Her first feature, The Loveless (1981), co-directed with James Cameron and starring a young Willem Dafoe, gave little indication of the trajectory to come. (Bigelow and Cameron married in 1989, though the union lasted only two years.)
In the 1980s and 1990s she built a reputation directing cult thrillers that inverted genre conventions, including the vampire western Near Dark (1987), the cop drama Blue Steel (1990), and the surfer-heist thriller Point Break (1991), which starred Keanu Reeves and was later hailed as a cult classic in action cinema. Bigelow’s pivot toward historical, politically grounded narratives came with K-19: The Widowmaker (2002), a cold war drama about a group of men aboard the Soviet Union’s first nuclear-powered submarine, starring Harrison Ford and Liam Neeson.
But her real breakthrough did not come until 2008 with The Hurt Locker, a film she partly self-financed and shot under punishing conditions in Jordan, where temperatures reached 54C. The story of three soldiers disarming roadside bombs, written by the journalist Mark Boal, won six Academy Awards, including best picture and best director. Bigelow became the first woman to win the directing prize, beating her ex-husband, who was nominated for Avatar.
Until Bigelow, only three women had been nominated for best director in nearly a century of Academy Awards. In the years since, just two others – Chloé Zhao and Jane Campion – have joined her. But Bigelow resisted the moment’s symbolism and has repeatedly rejected overt labels. In interviews, she paraphrased Gertrude Stein – “A filmmaker is a filmmaker is a filmmaker” – and said her aptitude was not to “break gender roles or gender traditions” but to “explore and push the medium”.
Still, critics have pointed to the undercurrents of masculinity and power in her films, which tend to centre on themes of violence. In 2010, Time Magazine paid tribute to her ability to capture “the intense, skewered madness of war and the distortion in men’s souls”, naming her as one of the 100 most influential people in the world.
Bigelow’s follow-up in 2012, Zero Dark Thirty, revisited the US’s “war on terror” with a procedural account of the CIA’s pursuit of Bin Laden, starring Jessica Chastain. The film was a critical and commercial success but provoked controversy for its depiction of “enhanced interrogation” techniques such as waterboarding. Anti-torture activists staged protests outside its premiere in Washington DC.
Bigelow defended the work, writing in the Los Angeles Times: “Depiction is not endorsement. It does seem illogical to me to make a case against torture by ignoring or denying the role it played in US counter-terrorism policy and practices.” The director also described herself as a “lifelong pacifist” and said such sentiments would be more appropriately directed at those who instituted and ordered US policies.

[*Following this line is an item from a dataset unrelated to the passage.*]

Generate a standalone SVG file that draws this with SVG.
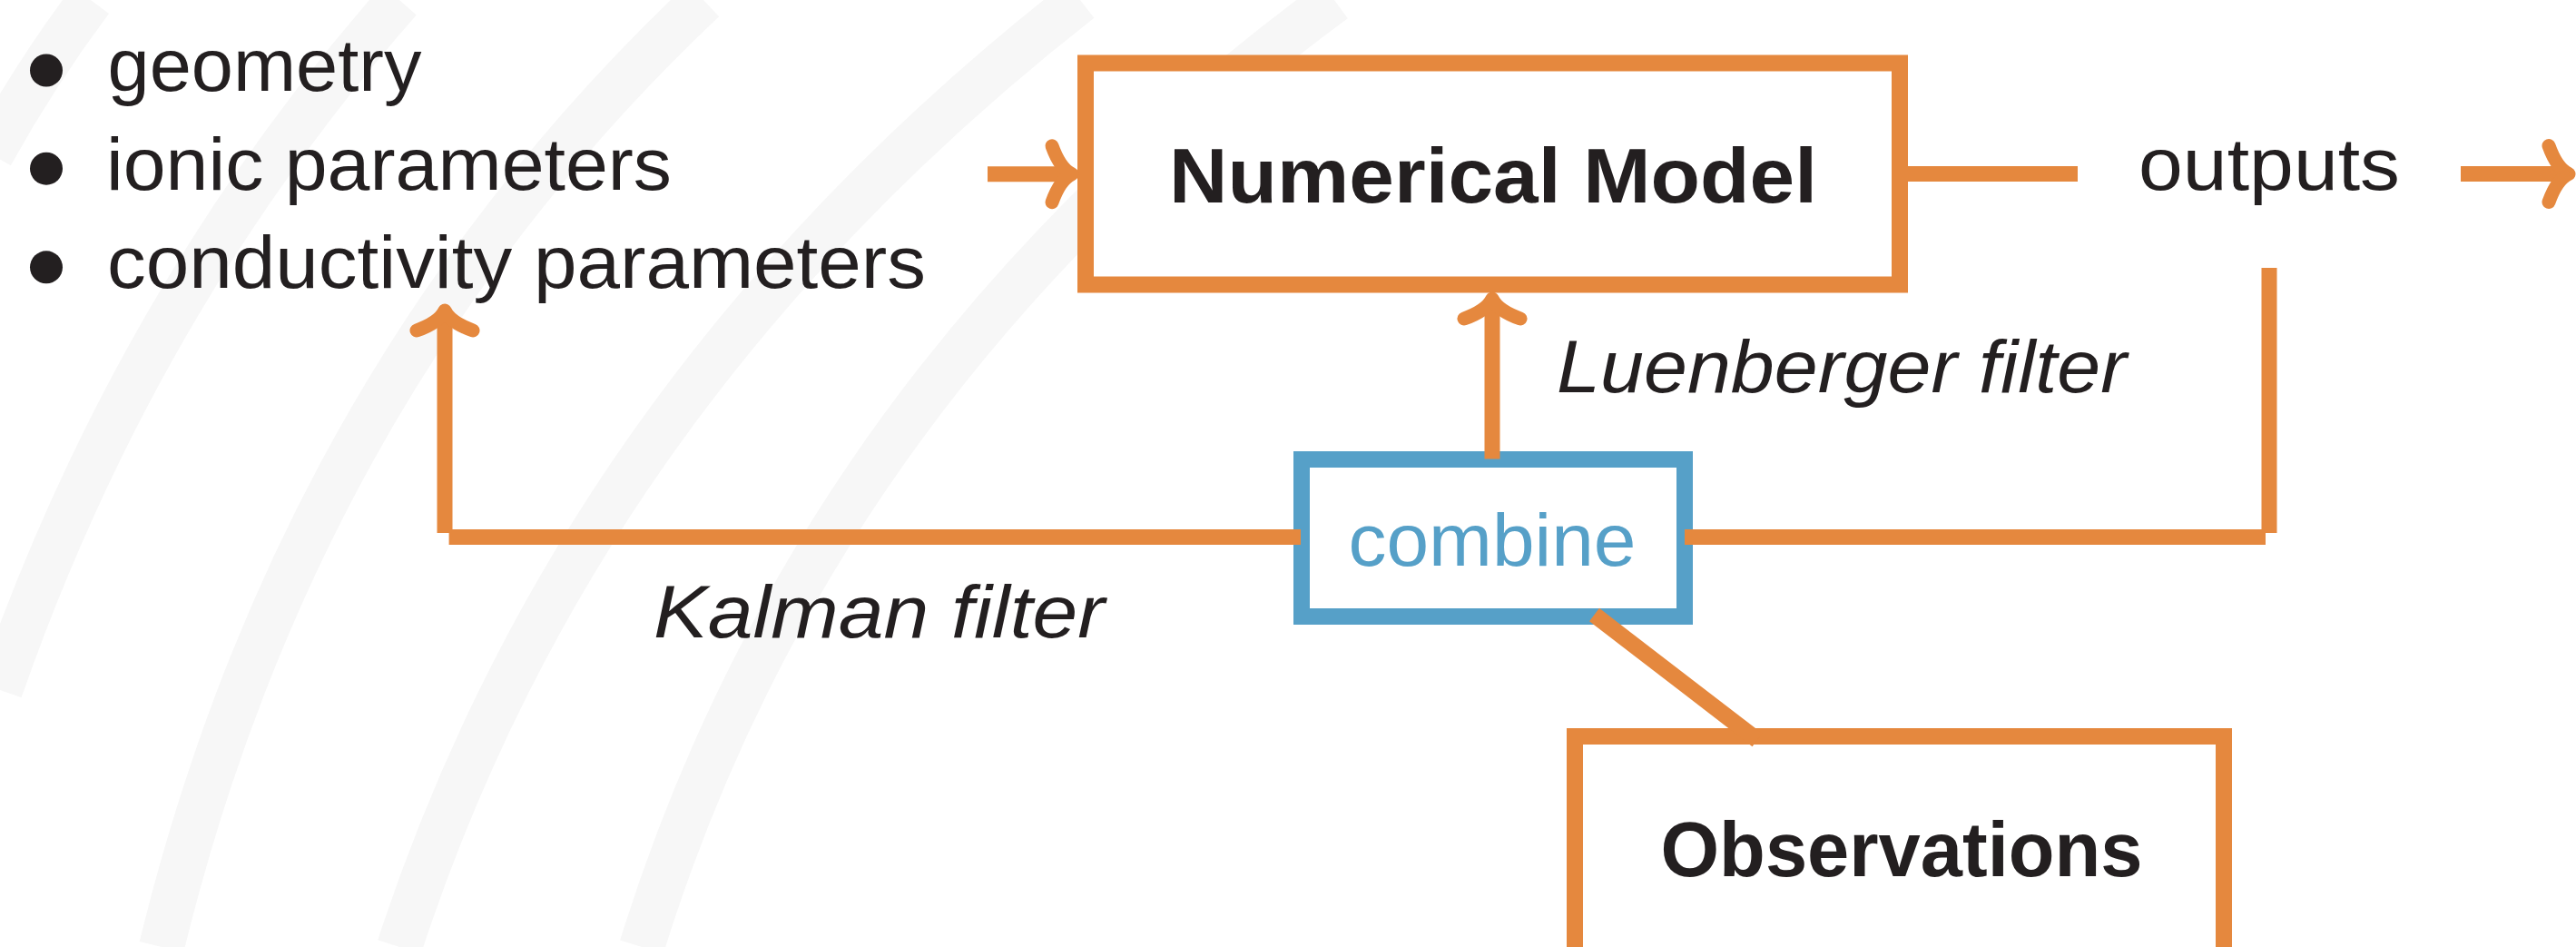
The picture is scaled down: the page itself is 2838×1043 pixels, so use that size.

In the decade since Zero Dark Thirty, Bigelow’s output has been sparse. She directed Detroit in 2017, a harrowing account of the 1967 Detroit uprisings, and produced the Netflix documentary Cartel Land in 2015, which won an Emmy.
That long gap is partly what makes A House of Dynamite so highly anticipated. Produced by Netflix and starring Idris Elba, Rebecca Ferguson, Tracy Letts, Greta Lee and Jared Harris, it unfolds through the perspective of White House officials grappling with an imminent ballistic threat. It will premiere in competition in Venice before a limited theatrical release and a rollout on Netflix in October.
“I wanted to make a film that confronts this paradox – to explore the madness of a world that lives under the constant shadow of annihilation, yet rarely speaks of it,” Bigelow said.
For a director who has long been drawn to life’s toughest adventures, including once climbing Kilimanjaro, it marks the resumption of a career defined by confronting some of the world’s most volatile flashpoints.